Smart inhalers detect inhaler use and transmit that data. Smart inhalers contain sensors that attach to existing inhalers and record when your medication is taken. They are Bluetooth-enabled, so can be paired wirelessly with a smart device like a phone or tablet or with a computer to allow data to be transferred from the smart inhaler automatically.

In the future, an app on your smart phone could receive and interpret the data from your smart inhaler and send you health advice and reminders.

Your data could also be shared with your GP, asthma nurse or hospital team to help tailor care to your needs. Knowing when and where your symptoms flare up may help identify personal triggers and allow a more individually tailored self-management plan.

Will smart inhalers work with all types of medication?

The devices developed so far appear to work with many types of inhaler. We know that people with asthma may have to switch between different inhalers, so we think that it’s important as these are introduced that people with asthma can easily switch between medications seamlessly while continuing to use a smart inhaler.

Will smart inhalers work with all types of smart phones?

The devices link to smartphones via Bluetooth.
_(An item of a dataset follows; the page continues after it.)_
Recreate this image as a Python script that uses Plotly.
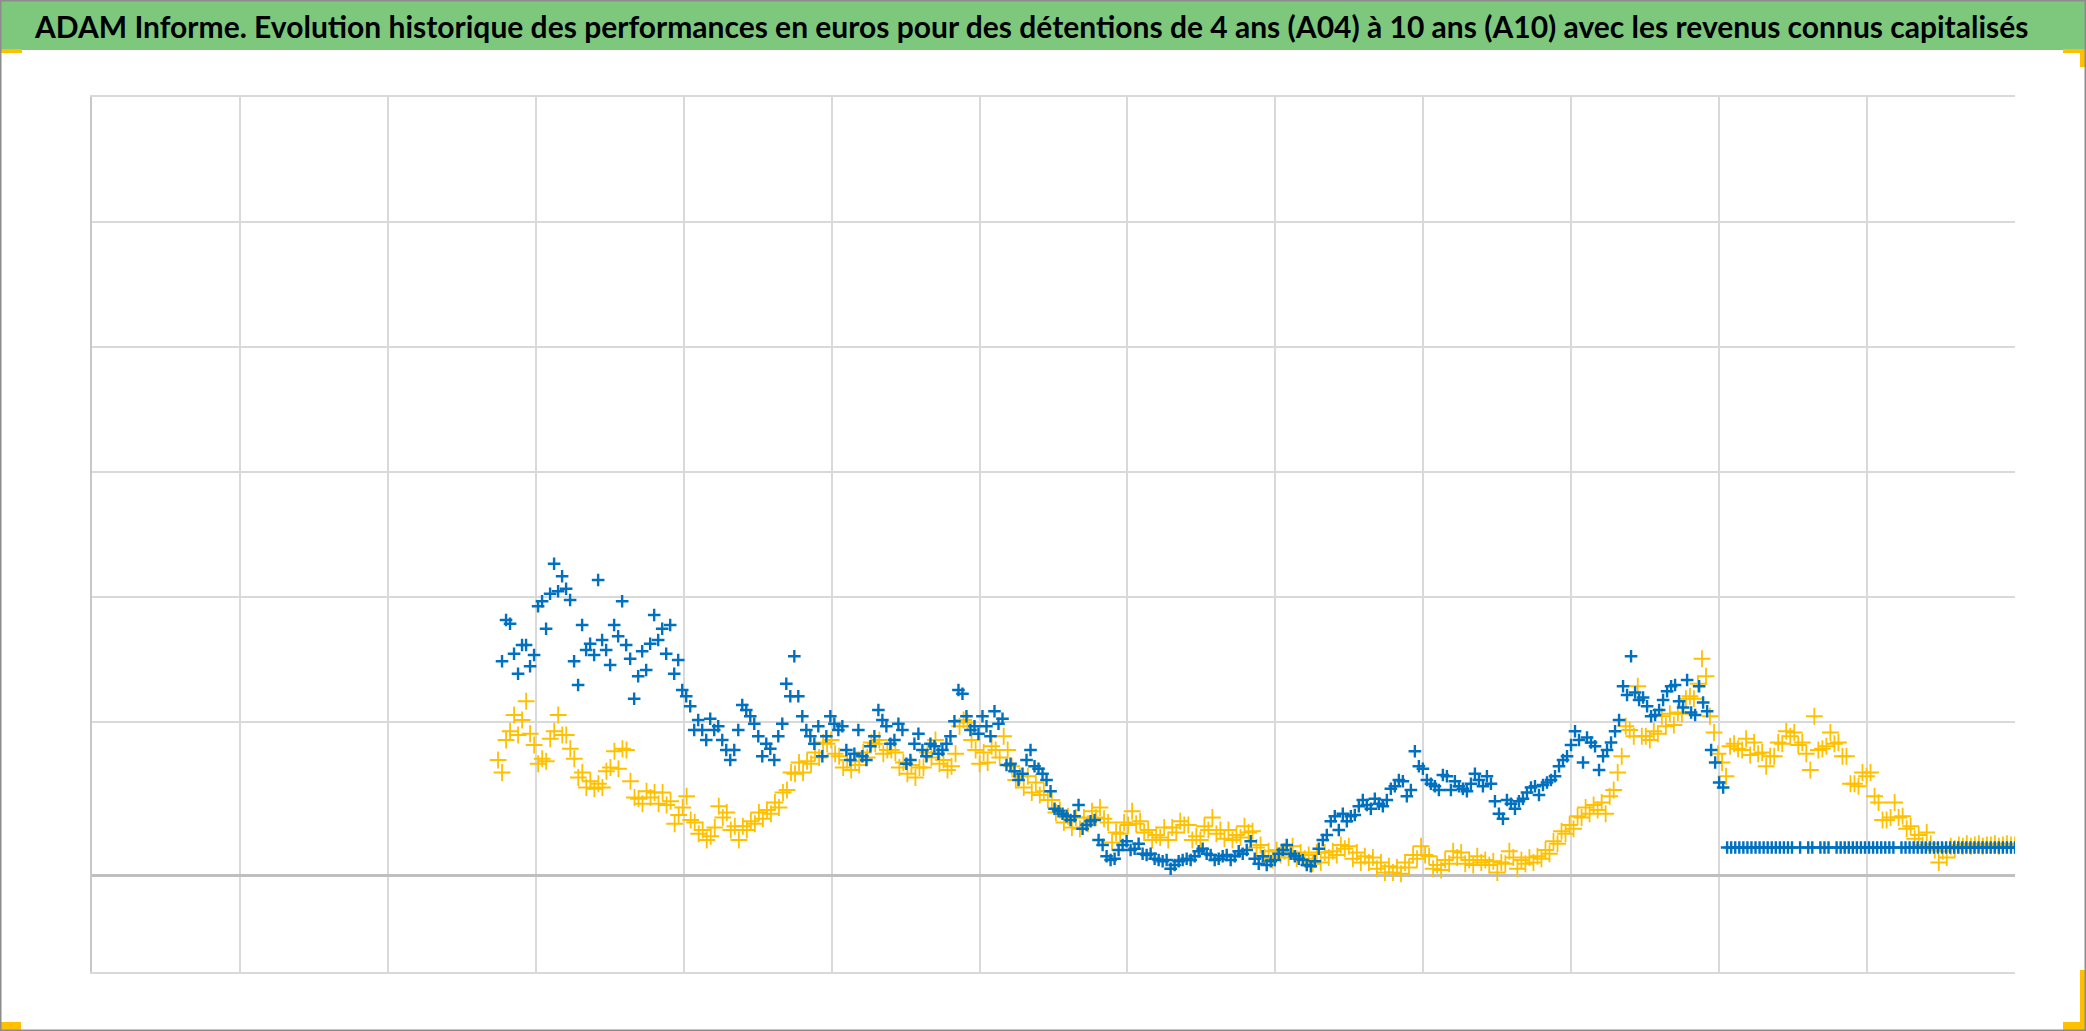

Each manufacturer tends to have accompanying smartphone apps, where you can look at your data or change reminder settings, and these may not be available for every type of smartphone. The smart inhaler apps that have emerged so far appear to work with both iPhone and Android.

Where can I get a smart inhaler?

All this sounds wonderful, but we are not there yet. Smart inhalers are not available for people to buy at present, and are not yet widely available within the NHS.

We need to make sure the technology will work and will be compatible with NHS computer systems; we need to ensure the systems keep you as safe as possible as well as keeping your data secure.

We believe there needs to be further testing among people with asthma before wider roll-out to ensure that they work well for people with asthma and clinicians. 

When will smart inhalers be available?

The honest answer is we don’t know. Currently, there is no way of knowing when smart inhalers will be widely available. The process for approving and providing new digital health technologies in the UK has not been fully established yet. Depending on government and NHS policy, these could be set up quickly or take several years.

Asthma UK will continue to work with partners to solve the remaining challenges and try to speed up the adoption of smart inhalers so that people can benefit from them as soon as possible.